Tuesday, October 11, 2016

You Gotta Fight For Your Right To Create

My brain is open.  It is open to all sorts of information and ideas, but it is far more evident that it is open; as in it is open spilling out of my ears and pooling on the floor.  There is just too much to keep track of all of the time.  I am combating it like a champ though.  I am drawing and taking it slow.  I am keeping up, but keeping myself at a good pace.  I've been making my coffee with a pour over.  I made myself lunch.  I did the laundry and picked up the house.  I have been more efficient with my lessons and grading, more prolific in my tiny doodles, and much more apt to have my nose in a book.  I have been working on watercolor studies and final pieces and every morning I create a watercolor bug.


 My phone is the devil.  I need to put it down.  It is just oh so easy to pick it up and check Twitter and Facebook and Instagram and repeat though.  Chasing a toddler around makes your brain feel like soup.  The release of the phone feels like a nice crusty bread to mop up the last of the broth.
It makes sense.  It is a fight to be able to create.  

In order to help myself both calm down and keep up the momentum of creating I've started to catalog all of the quiet moments I have with my son.  I've drawn just about everything that he has brought me or given me as a present, and also some of the moments that we share.  It has been a major help in attempting to be slow.  The world operates very quickly.  It is a fight to be slow and meticulous just as it is a fight to be creative.
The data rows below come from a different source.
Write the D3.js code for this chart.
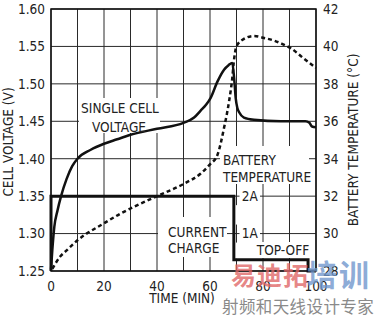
<!DOCTYPE html>
<html>
<head>
<meta charset="utf-8">
<script src="https://cdn.jsdelivr.net/npm/d3@7"></script>
<style>
  body { margin: 0; background: #fff; }
  svg { display: block; }
  text { font-family: "Liberation Sans Narrow", "Arial Narrow", "DejaVu Sans Condensed", sans-serif; font-size: 13.5px; fill: #222; }
  text.cjk { font-family: "Noto Sans CJK SC", sans-serif; }
</style>
</head>
<body>
<svg id="chart" width="377" height="318"></svg>
<script>
// cell voltage (V) vs time (min)
var voltTime = [0, 0.5, 1.25, 2.4, 3.8, 5.9, 8, 10, 15, 20, 25, 30, 40, 50, 54, 56.4, 58.5, 60.2, 62.8, 65.3, 67, 68.4, 69.1, 69.7, 70.3, 71, 72.8, 76.6, 86.7, 96, 97.5, 98.5, 100];
var voltage  = [1.252, 1.278, 1.309, 1.33, 1.35, 1.373, 1.39, 1.40, 1.412, 1.42, 1.426, 1.432, 1.44, 1.448, 1.455, 1.464, 1.472, 1.481, 1.503, 1.519, 1.525, 1.528, 1.508, 1.481, 1.468, 1.462, 1.455, 1.452, 1.45, 1.45, 1.448, 1.443, 1.442];

// battery temperature (°C) vs time (min)
var tempTime    = [0.5, 3.4, 5.9, 10, 20, 26, 30, 40, 50, 56.4, 60, 62.8, 65.3, 67.2, 68.4, 69, 70, 72.8, 76.6, 80.4, 84, 87, 90.5, 95, 100];
var temperature = [28.12, 28.76, 29.1, 29.64, 30.55, 31.05, 31.34, 32.0, 32.65, 33.2, 33.7, 34.2, 35.65, 37.07, 38.3, 39.2, 40.0, 40.4, 40.56, 40.45, 40.32, 40.15, 39.9, 39.4, 38.85];

// charge current (A) vs time (min)
var currentTime = [0, 0, 69, 69, 97, 97, 100];
var current     = [0, 2, 2, 0.3, 0.3, 0, 0];

var timeTicks = [0, 20, 40, 60, 80, 100];
var timeGrid = [0, 10, 20, 30, 40, 50, 60, 70, 80, 90, 100];
var voltTicks = [1.25, 1.30, 1.35, 1.40, 1.45, 1.50, 1.55, 1.60];
var tempTicks = [28, 30, 32, 34, 36, 38, 40, 42];
var currentTicks = [1, 2];

var svg = d3.select('#chart');

var x = d3.scaleLinear().domain([0, 100]).range([51, 316]);
var yVolt = d3.scaleLinear().domain([1.25, 1.60]).range([271, 9]);
var yTemp = d3.scaleLinear().domain([28, 42]).range([271, 9]);
var yCur = d3.scaleLinear().domain([0, 2]).range([271, yVolt(1.35)]);

var x0 = x(0), x1 = x(100), y0 = yVolt(1.25), y1 = yVolt(1.60);

// grid
var grid = svg.append('g').attr('stroke', '#2a2a2a').attr('stroke-width', 1);
grid.selectAll('line.v').data(timeGrid).enter().append('line')
  .attr('class', 'v')
  .attr('x1', function(d) { return x(d); })
  .attr('x2', function(d) { return x(d); })
  .attr('y1', y1).attr('y2', y0);
grid.selectAll('line.h').data(voltTicks).enter().append('line')
  .attr('class', 'h')
  .attr('x1', x0).attr('x2', x1)
  .attr('y1', function(d) { return yVolt(d); })
  .attr('y2', function(d) { return yVolt(d); });

// white boxes behind the notes (they break the grid)
var boxes = [
  [79, 98, 81, 35],
  [220, 146, 89, 38],
  [158, 217, 69, 40],
  [256, 242, 54, 16],
  [x(70) + 3, yCur(2) - 8, x(80) - x(70) - 6, 16],
  [x(70) + 3, yCur(1) - 8, x(80) - x(70) - 6, 16],
  [x(70) - 3, yCur(2) + 9, 6, yCur(1) - yCur(2) - 18],
  [x(70) - 3, yCur(1) + 9, 6, yCur(0.3) - yCur(1) - 10]
];
svg.selectAll('rect.box').data(boxes).enter().append('rect')
  .attr('class', 'box')
  .attr('x', function(d) { return d[0]; })
  .attr('y', function(d) { return d[1]; })
  .attr('width', function(d) { return d[2]; })
  .attr('height', function(d) { return d[3]; })
  .attr('fill', '#fff');

// current
var curLine = d3.line()
  .x(function(d, i) { return x(currentTime[i]); })
  .y(function(d) { return yCur(d); });
svg.append('path')
  .attr('d', curLine(current))
  .attr('fill', 'none')
  .attr('stroke', '#111')
  .attr('stroke-width', 3);

// temperature
var tempLine = d3.line()
  .x(function(d, i) { return x(tempTime[i]); })
  .y(function(d) { return yTemp(d); })
  .curve(d3.curveMonotoneX);
svg.append('path')
  .attr('d', tempLine(temperature))
  .attr('fill', 'none')
  .attr('stroke', '#111')
  .attr('stroke-width', 2.5)
  .attr('stroke-dasharray', '4,3');

// voltage
var voltLine = d3.line()
  .x(function(d, i) { return x(voltTime[i]); })
  .y(function(d) { return yVolt(d); })
  .curve(d3.curveMonotoneX);
svg.append('path')
  .attr('d', voltLine(voltage))
  .attr('fill', 'none')
  .attr('stroke', '#111')
  .attr('stroke-width', 2.5);

// frame
svg.append('rect')
  .attr('x', x0).attr('y', y1)
  .attr('width', x1 - x0).attr('height', y0 - y1)
  .attr('fill', 'none')
  .attr('stroke', '#111')
  .attr('stroke-width', 1.5);

// notes
var notes = [
  ['SINGLE CELL', 120, 113, 'middle'],
  ['VOLTAGE', 119, 131.5, 'middle'],
  ['BATTERY', 223, 165, 'start'],
  ['TEMPERATURE', 223, 181.5, 'start'],
  ['CURRENT', 168, 237, 'start'],
  ['CHARGE', 168, 253, 'start'],
  ['TOP-OFF', 283, 255, 'middle']
];
svg.selectAll('text.note').data(notes).enter().append('text')
  .attr('class', 'note')
  .attr('x', function(d) { return d[1]; })
  .attr('y', function(d) { return d[2]; })
  .attr('text-anchor', function(d) { return d[3]; })
  .text(function(d) { return d[0]; });

// current axis labels
svg.selectAll('text.cur').data(currentTicks).enter().append('text')
  .attr('class', 'cur')
  .attr('x', (x(70) + x(80)) / 2)
  .attr('y', function(d) { return yCur(d); })
  .attr('dy', '0.36em')
  .attr('text-anchor', 'middle')
  .text(function(d) { return d + 'A'; });

// axes labels
svg.selectAll('text.yl').data(voltTicks).enter().append('text')
  .attr('class', 'yl')
  .attr('x', 45)
  .attr('y', function(d) { return yVolt(d); })
  .attr('dy', '0.36em')
  .attr('text-anchor', 'end')
  .text(d3.format('.2f'));
svg.selectAll('text.yr').data(tempTicks).enter().append('text')
  .attr('class', 'yr')
  .attr('x', 323)
  .attr('y', function(d) { return yTemp(d); })
  .attr('dy', '0.36em')
  .text(function(d) { return d; });
svg.selectAll('text.xl').data(timeTicks).enter().append('text')
  .attr('class', 'xl')
  .attr('x', function(d) { return x(d); })
  .attr('y', 291)
  .attr('text-anchor', 'middle')
  .text(function(d) { return d; });

svg.append('text')
  .attr('x', 182).attr('y', 303)
  .attr('text-anchor', 'middle')
  .text('TIME (MIN)');
svg.append('text')
  .attr('transform', 'translate(13,142) rotate(-90)')
  .attr('text-anchor', 'middle')
  .text('CELL VOLTAGE (V)');
svg.append('text')
  .attr('transform', 'translate(358,140) rotate(-90)')
  .attr('text-anchor', 'middle')
  .text('BATTERY TEMPERATURE (°C)');

// watermark
var wm = svg.append('g');
wm.append('text')
  .attr('class', 'cjk')
  .attr('x', 231).attr('y', 285)
  .style('font-size', '25px').style('font-weight', 'bold')
  .style('letter-spacing', '1px')
  .style('fill', '#e06666').style('fill-opacity', 0.8)
  .text('易迪拓');
wm.append('text')
  .attr('class', 'cjk')
  .attr('x', 307).attr('y', 286)
  .style('font-size', '30px').style('font-weight', 'bold')
  .style('letter-spacing', '2px')
  .style('fill', '#6f96cc').style('fill-opacity', 0.8)
  .text('培训');
wm.append('text')
  .attr('class', 'cjk')
  .attr('x', 222).attr('y', 313)
  .style('font-size', '16.5px')
  .style('letter-spacing', '0.4px')
  .style('fill', '#8a8a8a')
  .text('射频和天线设计专家');
</script>
</body>
</html>
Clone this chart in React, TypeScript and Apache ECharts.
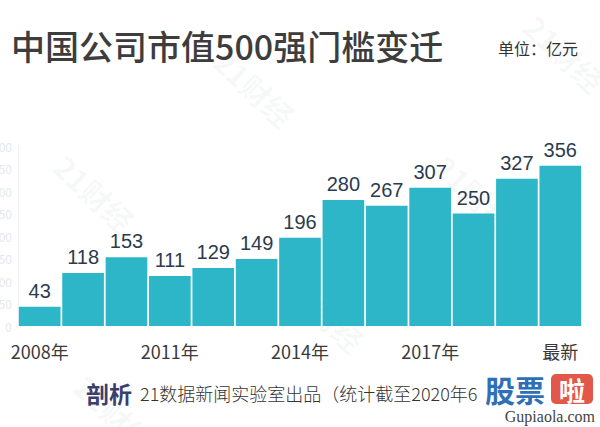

I am not always winning this fight (see thoughts on smartphone above.) but I am feeling better about the it.  I am slowly trying to implement changes in my life to return myself to the creative entity that I once felt myself to be.  I am also realizing that for all of the time that I spent telling myself that I was working, I think I produce almost as much work now.  It is quite possible that it has more to do with the type of time you spend rather than the amount of time.  I've had several ex's try to express that to me before.




I've been fascinate about this idea of time, however.  There are periods of time where all I do is produce artwork and other times where in the past I have spent with my girlfriends or wife.  It does seem like this is one of the better instances of balance that I have ever mustered.  I feel as though I am making but not impeding progress.  Now all I need to do is line up a couple more shows for 2017.  Although, that might just break my balance that I've been trying to cultivate.